- Allegiance: Bangladesh
- Branch: Bangladesh Army
- Service years: 1987–2023
- Rank: Major General
- Unit: Bangladesh Infantry Regiment
- Commands: Force Commander of MINURSO; GOC of 10th Infantry Division; Commandant of the Bangladesh Military Academy; GOC of 7th Infantry Division; Commander of 101st Infantry Brigade;
- Conflicts: UNMISS; MINURSO;
- Awards: Senabahini Padak (SBP) Sena Utkorsho Padak(SUP) Oshamanno Sheba Padak(OSP)

= Mohammad Main Ullah Chowdhury =

Major General (Retired) of the Bangladesh Army

Mohammad Main Ullah Chowdhury (Note: SUP, OSP, awc, psc) is a retired two-star officer of the Bangladesh Army and former force commander of the United Nations Mission for Referendum in Western Sahara (MINURSO). In the same mission, he served as deputy force commander, United Nations Mission in South Sudan. Prior to joining UNMISS, he served as general officer commanding of two infantry divisions.

== Education ==
Chowdhury was commissioned from the Bangladesh Military Academy with the 17th BMA Long Course into the East Bengal Regiment. He received an undergraduate degree from Defence Services Command and Staff College and holds two master's degrees, in strategic studies from United States Army War College and in defense studies from National University, Bangladesh.

== Military career ==
Chowdhury had a distinguished career in the Bangladesh Army. As a major, he served as an instructor with the Para-Commando Battalion and as a platoon commander at the Bangladesh Military Academy (BMA). After completing the Defence Services Command and Staff College (DSCSC), he was appointed as the brigade major (BM) of the 44 Infantry Brigade. Following this, he commanded the 13 East Bengal Regiment as a lieutenant colonel, leading operations in Jessore and Rangamati as a zonal commander.

He later served as a general staff officer grade 1 (GSO-1) at the Armed Forces Division (AFD), where he played a key role in major disaster management efforts, including coordinating military operations during Cyclone Sidr.

Upon promotion to colonel, he was appointed as the personal staff officer (PS) to the chief of army staff. Subsequently, he commanded the 93 Armoured Brigade and later served as the director of the Movement and Training Directorate at Army Headquarters.

Following his elevation to the rank of major general, he held several prominent leadership positions. He served as the commandant of the Bangladesh Military Academy (BMA) and as the general officer commanding (GOC) of both the 7th Infantry Division at Lebukhali and the 10th Infantry Division at Ramu Cantonment.

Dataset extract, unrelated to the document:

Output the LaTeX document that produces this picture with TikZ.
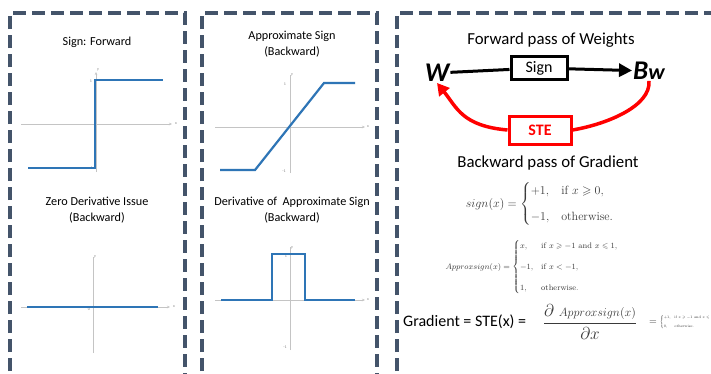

On the international front, Chowdhury represented Bangladesh with distinction, serving successfully as the force commander of the United Nations Mission in South Sudan (UNMISS) and the United Nations Mission for the Referendum in Western Sahara (MINURSO).

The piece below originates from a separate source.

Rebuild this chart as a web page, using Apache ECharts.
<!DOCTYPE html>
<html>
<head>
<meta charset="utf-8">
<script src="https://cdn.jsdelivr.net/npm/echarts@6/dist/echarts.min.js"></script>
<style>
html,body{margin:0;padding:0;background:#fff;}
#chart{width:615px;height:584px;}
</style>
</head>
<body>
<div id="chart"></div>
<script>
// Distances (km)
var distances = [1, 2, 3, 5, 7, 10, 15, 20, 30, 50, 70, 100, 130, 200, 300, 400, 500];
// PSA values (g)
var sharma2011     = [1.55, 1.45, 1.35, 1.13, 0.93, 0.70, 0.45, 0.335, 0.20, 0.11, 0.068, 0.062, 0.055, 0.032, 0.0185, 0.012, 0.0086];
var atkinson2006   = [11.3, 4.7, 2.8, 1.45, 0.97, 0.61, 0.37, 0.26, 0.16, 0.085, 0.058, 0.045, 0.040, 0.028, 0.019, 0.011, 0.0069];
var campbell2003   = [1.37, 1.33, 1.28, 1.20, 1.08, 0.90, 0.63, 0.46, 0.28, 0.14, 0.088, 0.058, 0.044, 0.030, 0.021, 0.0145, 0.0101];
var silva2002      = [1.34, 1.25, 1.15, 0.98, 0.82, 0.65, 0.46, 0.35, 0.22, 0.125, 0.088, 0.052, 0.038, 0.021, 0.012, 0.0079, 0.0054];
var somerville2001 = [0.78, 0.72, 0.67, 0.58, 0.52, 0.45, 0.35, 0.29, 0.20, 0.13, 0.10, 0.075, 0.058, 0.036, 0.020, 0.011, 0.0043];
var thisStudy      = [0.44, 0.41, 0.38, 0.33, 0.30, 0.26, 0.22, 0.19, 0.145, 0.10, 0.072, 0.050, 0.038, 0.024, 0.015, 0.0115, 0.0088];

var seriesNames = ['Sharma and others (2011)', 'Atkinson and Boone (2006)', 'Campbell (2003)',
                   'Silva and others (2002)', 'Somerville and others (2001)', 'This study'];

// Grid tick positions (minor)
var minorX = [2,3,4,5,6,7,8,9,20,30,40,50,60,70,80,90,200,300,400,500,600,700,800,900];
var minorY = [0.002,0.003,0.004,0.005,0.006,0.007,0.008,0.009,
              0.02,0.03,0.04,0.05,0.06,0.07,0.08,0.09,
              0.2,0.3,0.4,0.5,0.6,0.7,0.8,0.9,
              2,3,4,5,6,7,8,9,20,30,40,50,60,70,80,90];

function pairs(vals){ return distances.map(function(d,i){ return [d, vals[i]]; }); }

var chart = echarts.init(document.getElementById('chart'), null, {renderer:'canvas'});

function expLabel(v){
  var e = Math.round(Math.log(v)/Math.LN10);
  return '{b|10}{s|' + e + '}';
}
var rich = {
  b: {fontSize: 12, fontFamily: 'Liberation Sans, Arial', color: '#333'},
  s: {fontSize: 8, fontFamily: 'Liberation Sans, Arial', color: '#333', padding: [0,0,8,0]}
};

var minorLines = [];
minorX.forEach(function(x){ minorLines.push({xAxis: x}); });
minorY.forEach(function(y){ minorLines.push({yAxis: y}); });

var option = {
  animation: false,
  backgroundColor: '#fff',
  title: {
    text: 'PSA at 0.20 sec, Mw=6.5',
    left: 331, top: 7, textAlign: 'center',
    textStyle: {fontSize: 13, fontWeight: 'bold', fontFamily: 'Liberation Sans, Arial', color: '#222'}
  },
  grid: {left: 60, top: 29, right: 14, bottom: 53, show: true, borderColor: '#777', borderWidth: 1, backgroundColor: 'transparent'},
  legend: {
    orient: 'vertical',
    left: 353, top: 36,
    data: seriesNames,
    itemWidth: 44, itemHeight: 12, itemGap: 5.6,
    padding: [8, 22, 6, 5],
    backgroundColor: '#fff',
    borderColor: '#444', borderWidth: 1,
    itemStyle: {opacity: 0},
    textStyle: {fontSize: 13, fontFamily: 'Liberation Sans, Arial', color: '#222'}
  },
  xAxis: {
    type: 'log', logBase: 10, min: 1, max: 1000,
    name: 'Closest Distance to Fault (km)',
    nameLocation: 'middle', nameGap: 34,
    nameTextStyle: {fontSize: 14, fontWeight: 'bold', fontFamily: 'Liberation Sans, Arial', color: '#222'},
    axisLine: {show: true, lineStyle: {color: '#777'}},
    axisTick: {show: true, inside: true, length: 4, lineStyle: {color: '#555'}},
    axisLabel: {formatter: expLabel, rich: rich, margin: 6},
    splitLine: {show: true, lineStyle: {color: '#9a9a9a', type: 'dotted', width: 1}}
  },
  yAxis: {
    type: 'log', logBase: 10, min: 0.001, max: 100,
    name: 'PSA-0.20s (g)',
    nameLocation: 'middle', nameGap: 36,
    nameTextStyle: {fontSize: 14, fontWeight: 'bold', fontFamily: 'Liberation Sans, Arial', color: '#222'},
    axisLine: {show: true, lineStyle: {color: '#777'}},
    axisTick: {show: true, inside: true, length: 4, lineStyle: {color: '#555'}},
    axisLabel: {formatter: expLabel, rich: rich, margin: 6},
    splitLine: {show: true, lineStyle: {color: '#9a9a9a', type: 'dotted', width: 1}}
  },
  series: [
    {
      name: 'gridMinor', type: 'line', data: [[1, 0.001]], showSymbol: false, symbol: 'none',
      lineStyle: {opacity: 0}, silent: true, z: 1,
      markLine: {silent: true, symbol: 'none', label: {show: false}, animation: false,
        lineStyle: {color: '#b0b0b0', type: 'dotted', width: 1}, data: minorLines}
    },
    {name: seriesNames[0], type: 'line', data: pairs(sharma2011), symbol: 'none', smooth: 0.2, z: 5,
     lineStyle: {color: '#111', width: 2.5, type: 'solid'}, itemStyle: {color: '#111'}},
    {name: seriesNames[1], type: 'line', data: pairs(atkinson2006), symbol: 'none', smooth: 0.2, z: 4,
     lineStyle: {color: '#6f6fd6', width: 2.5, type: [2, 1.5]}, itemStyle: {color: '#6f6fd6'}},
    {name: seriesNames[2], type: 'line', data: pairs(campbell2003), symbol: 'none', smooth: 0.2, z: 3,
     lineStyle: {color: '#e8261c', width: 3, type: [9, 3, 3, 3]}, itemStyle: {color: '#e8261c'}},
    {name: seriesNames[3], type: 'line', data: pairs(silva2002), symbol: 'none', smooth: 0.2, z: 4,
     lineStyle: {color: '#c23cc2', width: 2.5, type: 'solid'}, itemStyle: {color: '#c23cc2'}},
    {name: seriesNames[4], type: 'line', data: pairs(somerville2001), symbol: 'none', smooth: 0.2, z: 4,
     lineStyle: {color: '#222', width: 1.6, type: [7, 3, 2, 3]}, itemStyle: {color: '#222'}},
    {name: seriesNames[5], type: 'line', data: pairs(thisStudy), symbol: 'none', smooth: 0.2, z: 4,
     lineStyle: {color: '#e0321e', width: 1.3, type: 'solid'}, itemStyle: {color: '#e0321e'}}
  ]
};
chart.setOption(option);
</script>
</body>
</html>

He concluded his career as the commandant of the Bangladesh Infantry Regimental Centre (BIRC), retiring as a two-star general.

===United Nations peacekeeping missions===
Main was appointed for United Nations peacekeeping as deputy force commander of the United Nations Mission in South Sudan. Soon after, in 2020, he was designated as force commander for the United Nations Mission for the Referendum in Western Sahara. He returned to army headquarters in 2022 and was replaced by Major General Fakhrul Ahsan as force commander.